*The exercise*: Quote the records that follow in full, leaving the pictures out.

*Data for this task*:
begin
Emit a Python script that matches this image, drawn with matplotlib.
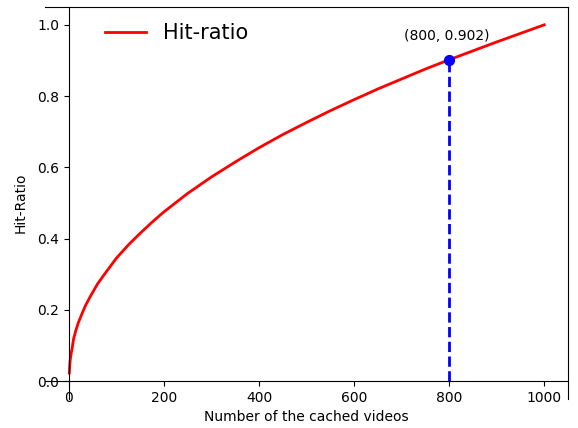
import matplotlib
matplotlib.use("Agg")
import matplotlib.pyplot as plt

# values
cached = [1, 2, 3, 5, 7, 10, 15, 20, 28, 35, 45, 60, 75, 100, 125, 150, 175, 200, 250, 300,
          350, 400, 450, 500, 550, 600, 650, 700, 750, 800, 850, 900, 950, 1000]
hit = [0.023, 0.045, 0.06, 0.078, 0.092, 0.118, 0.143, 0.164, 0.19, 0.212, 0.237, 0.272, 0.30,
       0.345, 0.382, 0.415, 0.446, 0.475, 0.527, 0.573, 0.615, 0.655, 0.692, 0.726, 0.759,
       0.790, 0.820, 0.848, 0.876, 0.902, 0.927, 0.952, 0.976, 1.0]
mark_x = 800
mark_y = 0.902

fig = plt.figure(figsize=(5.78, 4.28), dpi=100)
ax = fig.add_axes([0.0779, 0.0678, 0.9048, 0.9158])

ax.plot(cached, hit, color="red", linewidth=2, label="Hit-ratio")
ax.vlines(mark_x, 0, mark_y, colors="blue", linestyles="dashed", linewidth=2)
ax.scatter([mark_x], [mark_y], color="blue", s=50, zorder=3)
ax.annotate("(%d, %.3f)" % (mark_x, mark_y), (mark_x, mark_y), xytext=(-2, 14),
            textcoords="offset points", ha="center", fontsize=10)

ax.spines["left"].set_position(("data", 0))
ax.spines["bottom"].set_position(("data", 0))
ax.set_xlim(-50, 1050)
ax.set_ylim(-0.05, 1.05)

ax.set_xlabel("Number of the cached videos")
ax.set_ylabel("Hit-Ratio")
ax.xaxis.set_label_coords(0.5, -0.028)
ax.yaxis.set_label_coords(-0.033, 0.5)
ax.legend(loc="upper left", fontsize=15, frameon=False, bbox_to_anchor=(0.078, 1.006))

fig.savefig("out.png", dpi=100)
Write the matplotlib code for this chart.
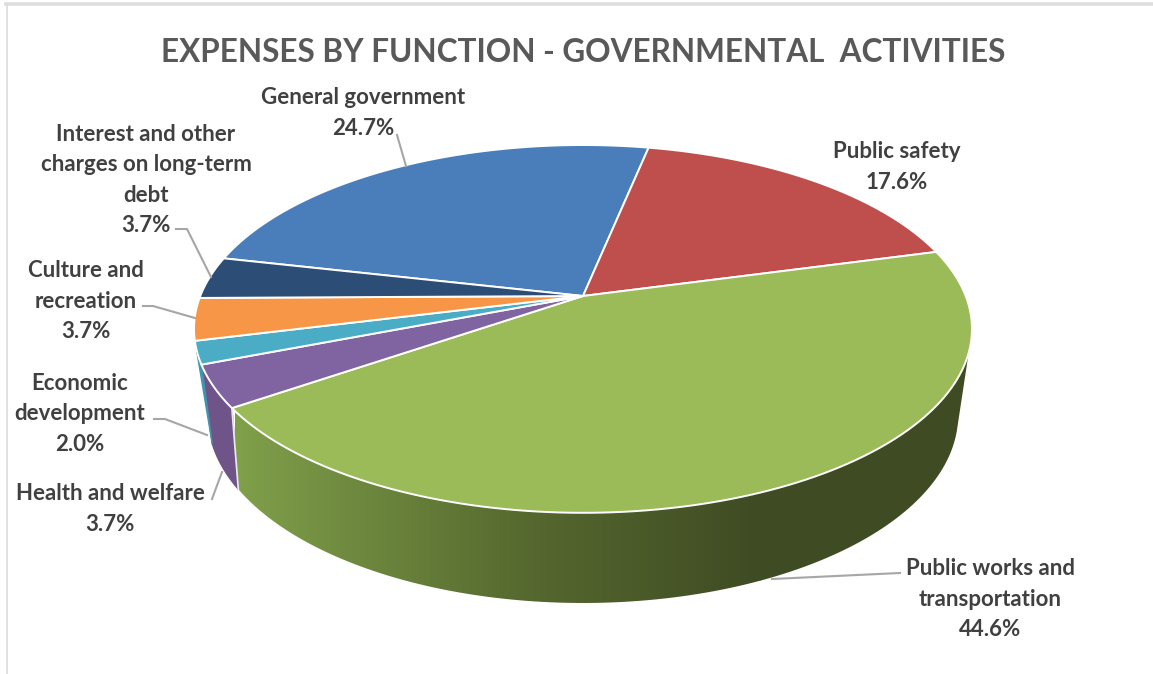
end
*Completed exercise*:
Emit a Python script that matches this image, drawn with matplotlib.
import matplotlib
matplotlib.use("Agg")
import matplotlib.pyplot as plt

# values
cached = [1, 2, 3, 5, 7, 10, 15, 20, 28, 35, 45, 60, 75, 100, 125, 150, 175, 200, 250, 300,
          350, 400, 450, 500, 550, 600, 650, 700, 750, 800, 850, 900, 950, 1000]
hit = [0.023, 0.045, 0.06, 0.078, 0.092, 0.118, 0.143, 0.164, 0.19, 0.212, 0.237, 0.272, 0.30,
       0.345, 0.382, 0.415, 0.446, 0.475, 0.527, 0.573, 0.615, 0.655, 0.692, 0.726, 0.759,
       0.790, 0.820, 0.848, 0.876, 0.902, 0.927, 0.952, 0.976, 1.0]
mark_x = 800
mark_y = 0.902

fig = plt.figure(figsize=(5.78, 4.28), dpi=100)
ax = fig.add_axes([0.0779, 0.0678, 0.9048, 0.9158])

ax.plot(cached, hit, color="red", linewidth=2, label="Hit-ratio")
ax.vlines(mark_x, 0, mark_y, colors="blue", linestyles="dashed", linewidth=2)
ax.scatter([mark_x], [mark_y], color="blue", s=50, zorder=3)
ax.annotate("(%d, %.3f)" % (mark_x, mark_y), (mark_x, mark_y), xytext=(-2, 14),
            textcoords="offset points", ha="center", fontsize=10)

ax.spines["left"].set_position(("data", 0))
ax.spines["bottom"].set_position(("data", 0))
ax.set_xlim(-50, 1050)
ax.set_ylim(-0.05, 1.05)

ax.set_xlabel("Number of the cached videos")
ax.set_ylabel("Hit-Ratio")
ax.xaxis.set_label_coords(0.5, -0.028)
ax.yaxis.set_label_coords(-0.033, 0.5)
ax.legend(loc="upper left", fontsize=15, frameon=False, bbox_to_anchor=(0.078, 1.006))

fig.savefig("out.png", dpi=100)
Write the matplotlib code for this chart.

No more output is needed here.